EXERCISE AIM: Omitting the pictures, copy exactly each line from the one containing "Reproduce this chart with Bokeh." up to and including the one containing "from bokeh.resources import INLINE".

LISTED ENTRIES:
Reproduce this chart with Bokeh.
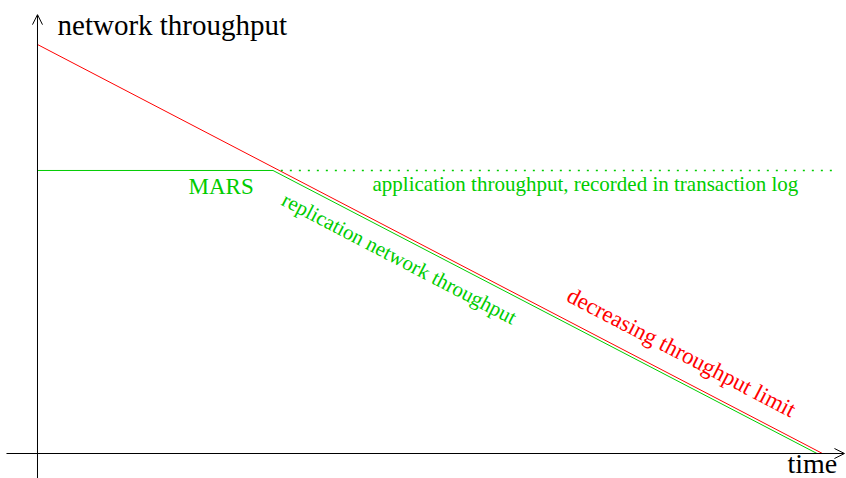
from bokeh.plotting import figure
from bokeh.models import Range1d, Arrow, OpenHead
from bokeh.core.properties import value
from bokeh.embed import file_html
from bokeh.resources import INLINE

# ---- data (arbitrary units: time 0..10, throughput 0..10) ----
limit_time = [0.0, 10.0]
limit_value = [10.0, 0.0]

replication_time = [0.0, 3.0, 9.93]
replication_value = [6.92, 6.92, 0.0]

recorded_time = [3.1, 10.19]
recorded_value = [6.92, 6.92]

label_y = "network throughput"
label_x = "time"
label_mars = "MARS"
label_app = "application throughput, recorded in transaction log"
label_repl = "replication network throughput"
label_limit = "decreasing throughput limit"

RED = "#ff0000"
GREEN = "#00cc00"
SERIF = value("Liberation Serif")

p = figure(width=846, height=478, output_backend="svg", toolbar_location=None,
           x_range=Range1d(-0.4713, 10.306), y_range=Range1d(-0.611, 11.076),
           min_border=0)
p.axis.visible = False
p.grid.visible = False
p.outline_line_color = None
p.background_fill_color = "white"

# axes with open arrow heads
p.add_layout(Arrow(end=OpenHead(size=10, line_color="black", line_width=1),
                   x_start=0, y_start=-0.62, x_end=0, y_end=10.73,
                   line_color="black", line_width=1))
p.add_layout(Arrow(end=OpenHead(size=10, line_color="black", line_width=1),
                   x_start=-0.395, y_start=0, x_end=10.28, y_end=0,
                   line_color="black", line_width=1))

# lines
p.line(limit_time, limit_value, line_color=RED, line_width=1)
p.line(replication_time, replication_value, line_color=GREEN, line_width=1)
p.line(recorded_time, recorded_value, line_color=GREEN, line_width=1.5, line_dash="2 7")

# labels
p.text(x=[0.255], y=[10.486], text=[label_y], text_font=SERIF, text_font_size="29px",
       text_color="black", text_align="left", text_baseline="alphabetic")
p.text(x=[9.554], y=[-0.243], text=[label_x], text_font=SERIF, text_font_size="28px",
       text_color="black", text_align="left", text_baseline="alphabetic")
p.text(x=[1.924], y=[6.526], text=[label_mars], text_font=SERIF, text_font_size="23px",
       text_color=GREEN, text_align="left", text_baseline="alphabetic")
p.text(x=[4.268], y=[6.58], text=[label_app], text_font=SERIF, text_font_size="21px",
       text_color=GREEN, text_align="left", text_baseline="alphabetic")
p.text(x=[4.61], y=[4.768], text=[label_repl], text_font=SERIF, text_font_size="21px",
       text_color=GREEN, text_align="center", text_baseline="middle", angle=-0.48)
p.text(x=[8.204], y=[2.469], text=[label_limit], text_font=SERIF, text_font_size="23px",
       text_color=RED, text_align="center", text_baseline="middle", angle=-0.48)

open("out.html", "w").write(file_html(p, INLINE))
==
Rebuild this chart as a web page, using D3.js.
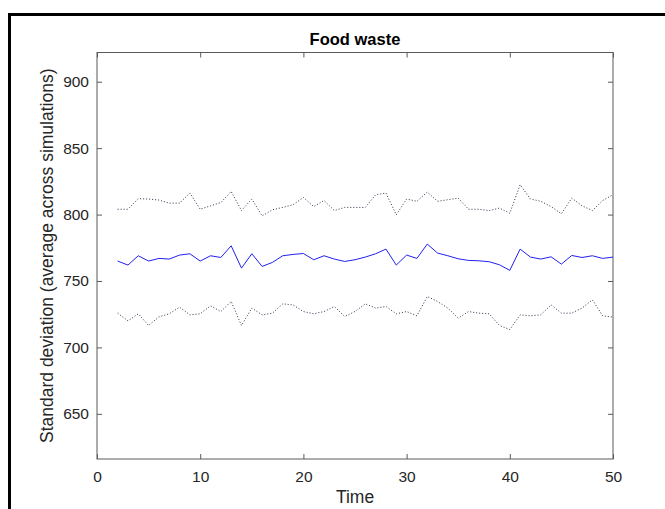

TASK RESPONSE:
Reproduce this chart with Bokeh.
from bokeh.plotting import figure
from bokeh.models import Range1d, Arrow, OpenHead
from bokeh.core.properties import value
from bokeh.embed import file_html
from bokeh.resources import INLINE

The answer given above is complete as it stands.